Continuing: So I read stories of deliverance. Perhaps my favorite was when Aaron and Muloki and Ammah were imprisoned, starved, bound. They were patient in their afflictions. How can you be patient when you're in prison for doing the Lord's work? If they can be patient with that, and starvation, then I can be patient in my warm home, sleeping each night in a comfortable bed with a filled belly. I get to be comfortable in my afflictions; the least I can do is be patient. I have that HUGE advantage over these sufferers.
So, while they're patiently suffering, and faithfully, no doubt, Ammon is preaching and converting a king and queen. Then, the Lord tells Ammon to go get his brethren out of prison in a different land. And he does. And he frees them. And they're delivered.
God is always aware of us. He needed Ammon to convert several people before he sent him to deliver the prisoners. "Hey guys, sorry I didn't come earlier, I was converting a ton of people." "no problem! I'd be glad to be tied up and starved for our fellow men to be saved! We're free now, no big deal."
Deliverance will always come to the faithful. I really believe that.
Then, the great deliverance of thousands of Lamanites. They were converted, and delivered from sin and hell.
Jesus has come to deliver me from the chains of sin. He has been after me all these years, trying to get me to come back.
After the very inspiring General Conference, I had a long talk with God. I think I'm really giving it up. I'm giving up my sins to know Him. I'm tired of the depression. I'm tired of not having the Spirit with me always. I'm so tired of my laziness. And I'm not afraid of the responsibility I have anymore.

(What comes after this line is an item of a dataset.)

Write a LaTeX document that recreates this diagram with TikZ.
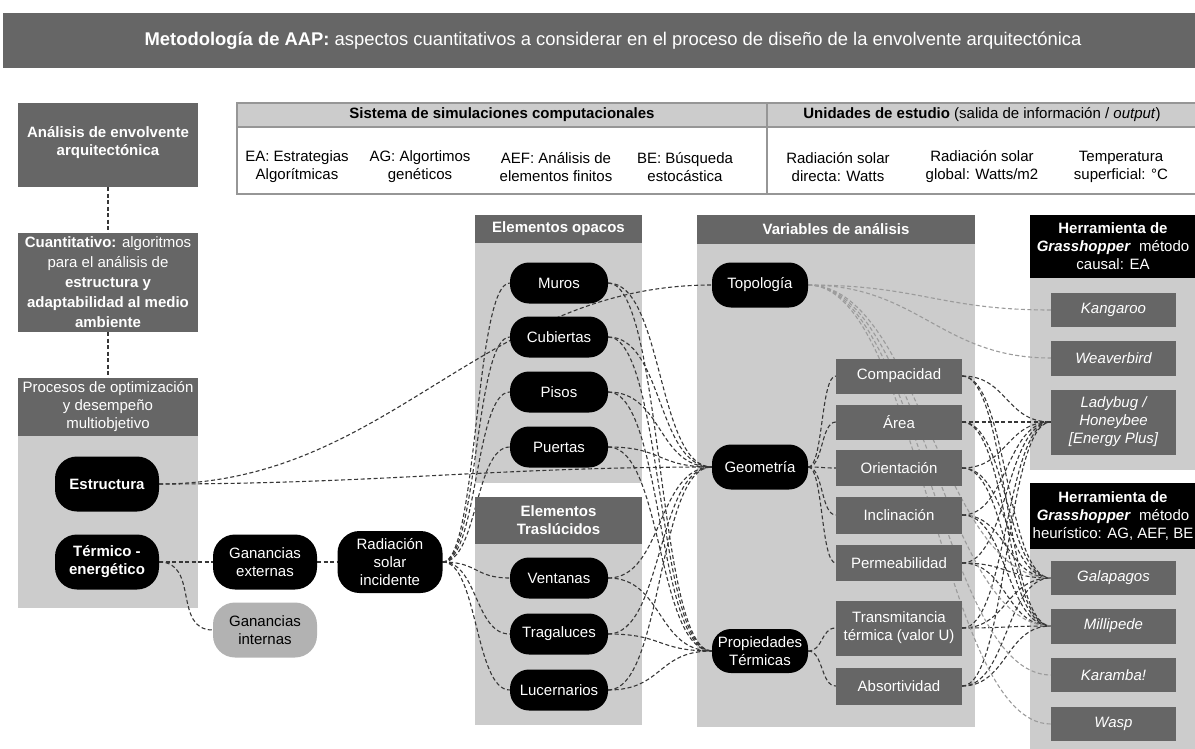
\documentclass[tikz,border=0pt]{standalone}
\usepackage{fontspec}
\setmainfont{Liberation Sans}
\usetikzlibrary{positioning}
\definecolor{AAPDark}{RGB}{102,102,102}
\definecolor{AAPLight}{RGB}{204,204,204}
\definecolor{AAPSoft}{RGB}{178,178,178}
\definecolor{AAPRule}{RGB}{150,150,150}
\definecolor{AAPLink}{RGB}{55,55,55}
\definecolor{AAPFaint}{RGB}{155,155,155}
\pgfdeclarelayer{panels}
\pgfdeclarelayer{links}
\pgfsetlayers{panels,links,main}

\begin{document}
\begin{tikzpicture}[x=1pt,y=-1pt,font=\fontsize{15}{18}\selectfont,
   box/.style={fill=AAPDark,text=white,align=center,inner sep=1pt},
   hdr/.style={box,font=\fontsize{15}{18}\selectfont\bfseries},
   blk/.style={fill=black,text=white,align=center,inner sep=1pt},
   pill/.style={blk,rounded corners=19pt,minimum width=98pt,minimum height=41pt},
   var/.style={box,minimum width=126pt,minimum height=#1},var/.default=35pt,
   tool/.style={box,font=\fontsize{15}{18}\selectfont\itshape,minimum width=125pt,minimum height=#1},tool/.default=34pt,
   link/.style={AAPLink,line width=1.1pt,dash pattern=on 4pt off 2.5pt},
   faint/.style={link,AAPFaint},
   cell/.style={align=center,inner sep=0pt}]
\clip (0,0) rectangle (1195,749);

% title bar
\node[fill=AAPDark,text=white,minimum width=1220pt,minimum height=55pt,font=\fontsize{18.4}{22}\selectfont] (title) at (613,40.5)
   {\textbf{Metodología de AAP:} aspectos cuantitativos a considerar en el proceso de diseño de la envolvente arquitectónica};

% left column
\node[hdr,minimum width=180pt,minimum height=84pt,text height=25pt] (ana) at (108,145) {Análisis de envolvente\\arquitectónica};
\node[box,minimum width=180pt,minimum height=99pt,font=\fontsize{15}{20}\selectfont] (cuan) at (108,282.5)
   {\textbf{Cuantitativo:} algoritmos\\para el análisis de\\\textbf{estructura y}\\\textbf{adaptabilidad al medio}\\\textbf{ambiente}};
\node[box,minimum width=180pt,minimum height=58pt] (proc) at (108,407) {Procesos de optimización\\y desempeño\\multiobjetivo};
\node[pill,minimum width=104pt,minimum height=55pt,rounded corners=22pt,font=\fontsize{15}{18}\selectfont\bfseries] (estr) at (107,484) {Estructura};
\node[pill,minimum width=104pt,minimum height=55pt,rounded corners=22pt,font=\fontsize{15}{18}\selectfont\bfseries] (term) at (107,562) {Térmico -\\energético};
\node[pill,minimum width=104pt,minimum height=55pt,rounded corners=22pt] (gext) at (265,562) {Ganancias\\externas};
\node[pill,fill=AAPSoft,text=black,minimum width=104pt,minimum height=55pt,rounded corners=22pt] (gint) at (265,630) {Ganancias\\internas};
\node[pill,minimum width=105pt,minimum height=62pt,rounded corners=22pt] (rad) at (390,562) {Radiación\\solar\\incidente};

% table of simulations and units
\draw[AAPRule,line width=1.2pt,fill=AAPLight] (237,103) rectangle (1205,127);
\draw[AAPRule,line width=1.2pt] (237,103) rectangle (1205,194);
\draw[AAPRule,line width=1.2pt] (767,103) -- (767,194);
\node[cell,font=\fontsize{15}{18}\selectfont\bfseries] (sim) at (502,115) {Sistema de simulaciones computacionales};
\node[cell] (uni) at (982,115) {\textbf{Unidades de estudio} (salida de información / \textit{output})};
\foreach \x/\t [count=\i] in %
{297/{EA: Estrategias\\Algorítmicas},420/{AG: Algortimos\\genéticos},556/{AEF: Análisis de\\elementos finitos},
 685/{BE: Búsqueda\\estocástica},838/{Radiación solar\\directa: Watts},982/{Radiación solar\\global: Watts/m2},
 1121/{Temperatura\\superficial: °C}} {
   \node[cell] (c\i) at (\x,167) {\t};
}

% panels
\begin{pgfonlayer}{panels}
\fill[AAPLight] (18,436) rectangle (198,608);
\fill[AAPLight] (475,215) rectangle (642,483);
\fill[AAPLight] (475,497) rectangle (642,725);
\fill[AAPLight] (697,215) rectangle (975,727);
\fill[AAPLight] (1030,278) rectangle (1200,470);
\fill[AAPLight] (1030,549) rectangle (1200,760);
\end{pgfonlayer}
\node[hdr,minimum width=167pt,minimum height=28pt] (opa) at (558.5,229) {Elementos opacos};
\node[hdr,minimum width=167pt,minimum height=47pt] (tras) at (558.5,520.5) {Elementos\\Traslúcidos};
\node[hdr,minimum width=278pt,minimum height=29pt] (vars) at (836,229.5) {Variables de análisis};
\node[blk,minimum width=166pt,minimum height=63pt] (causal) at (1113,246.5)
   {\textbf{Herramienta de}\\\textbf{\textit{Grasshopper}}~ método\\causal: EA};
\node[blk,minimum width=166pt,minimum height=66pt] (heur) at (1113,516)
   {\textbf{Herramienta de}\\\textbf{\textit{Grasshopper}}~ método\\heurístico: AG, AEF, BE};

% envelope elements
\foreach \n/\y/\t in %
{mur/283/Muros,cub/337/Cubiertas,pis/392/Pisos,pue/447/Puertas,ven/578/Ventanas,tra/634/Tragaluces,luc/690/Lucernarios} {
   \node[pill] (\n) at (559,\y) {\t};
}

% analysis variables
\node[pill,minimum width=96pt,minimum height=45pt] (topo) at (760,285) {Topología};
\node[pill,minimum width=96pt,minimum height=45pt] (geom) at (760,467) {Geometría};
\node[pill,minimum width=96pt,minimum height=44pt] (prop) at (760,651) {Propiedades\\Térmicas};
\foreach \n/\y/\h/\t in %
{com/376/35pt/Compacidad,are/422/35pt/Área,ori/468/36pt/Orientación,inc/515/37pt/Inclinación,
 per/563/36pt/Permeabilidad,tru/628/55pt/{Transmitancia\\térmica (valor U)},abs/686/37pt/Absortividad} {
   \node[var=\h] (\n) at (899,\y) {\t};
}

% grasshopper tools
\foreach \n/\y/\h/\t in %
{kan/310/34pt/Kangaroo,wea/358/35pt/Weaverbird,lad/422/65pt/{Ladybug /\\Honeybee\\{[Energy Plus]}},
 gal/578/34pt/Galapagos,mil/626/35pt/Millipede,kar/675/34pt/Karamba!,was/724/34pt/Wasp} {
   \node[tool=\h] (\n) at (1113.5,\y) {\t};
}

% connectors
\begin{pgfonlayer}{links}
\draw[link] (ana) -- (cuan);
\draw[link] (cuan) -- (proc);
\draw[link] (estr.east) to[out=0,in=180] (topo.west);
\draw[link] (estr.east) to[out=0,in=180] (geom.west);
\draw[link] (term.east) -- (gext.west);
\draw[link] (term.east) to[out=0,in=180,distance=40pt] (gint.west);
\draw[link] (gext.east) -- (rad.west);
\foreach \n in {mur,cub,pis,pue,ven,tra,luc} {
   \draw[link] (rad.east) to[out=0,in=180,distance=35pt] (\n.west);
   \draw[link] (\n.east) to[out=0,in=180,distance=55pt] (geom.west);
   \draw[link] (\n.east) to[out=0,in=180,distance=55pt] (prop.west);
}
\foreach \n in {com,are,ori,inc,per}
   \draw[link] (geom.east) to[out=0,in=180,distance=15pt] (\n.west);
\foreach \n in {tru,abs}
   \draw[link] (prop.east) to[out=0,in=180,distance=15pt] (\n.west);
\foreach \n in {com,are,ori,inc,per,tru,abs}
   \foreach \m in {lad,gal,mil}
      \draw[link] (\n.east) to[out=0,in=180,distance=45pt] (\m.west);
\foreach \m in {kan,wea,gal,mil,kar,was}
   \draw[faint] (topo.east) to[out=0,in=180,distance=110pt] (\m.west);
\end{pgfonlayer}
\end{tikzpicture}
\end{document}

Remember that door I wrote of earlier, the door I envision, the door that leads to happiness? That one that I can't seem to enter with my whole self? I have imagined myself at this door many times. Just at it. There's the door on one side, just in front of me, and a cliff behind me. The cliff was getting closer and closer, eroding away with my rebellion. Well, during my prayer, I envisioned myself entering the door, with both feet. And there was the Savior, and he pulled me to Him, and we closed the door.
I'm not opening it. Ever.
Now I'm on the side of the Savior. I'm with Him now. Satan is attacking all the time. I think, actually, right now, he's stopped his attacks, but I know he's trying to trick me. He's planning another attack. But I'll be ready. Bring it on, Satan, I have God with me, I have my Savior with me, I have my bishop on my side, and we are stronger than you. He was there, so strong, after I made some commitments to God. I could feel him trying to change my mind and weaken my resolve, so I called my bishop. :D
I've known for some time that I need to humble myself. But how? How does one humble oneself?
I'm still learning, but I know that faithful study of the scriptures each day is one way.
The road before me is hard and rocky and thorny and steep. But, I now realize, HELLO, I can handle rocks and thorns and hills. So what if it's hard? I can do hard things. I know the way.
I'm sorry that I've refused to see until now. I'm sorry that I've chosen death and misery before now. I wish that I'd made this decision earlier, but I'm grateful that I'm making it. I'm grateful to my Savior for coming to rescue me out of the dark that I created for my own self. I'm going back with Him.
I mentioned before that when I'm in the thick of it, it's just too hard to get out. And it IS. I can't handle it at that point, for the most part. Which is why it's never gonna get to that point again. I have the tools of Salvation at my side, all the time. Now I shall implement them.
I'm happy.
I choose Jesus. I choose Life. I'm going Home.
I think it's great that you educate yourself on the tactical advantages of the adversary. He's sneaky. But you speak a lot of how he works and that's SO important to recognize in order to succeed.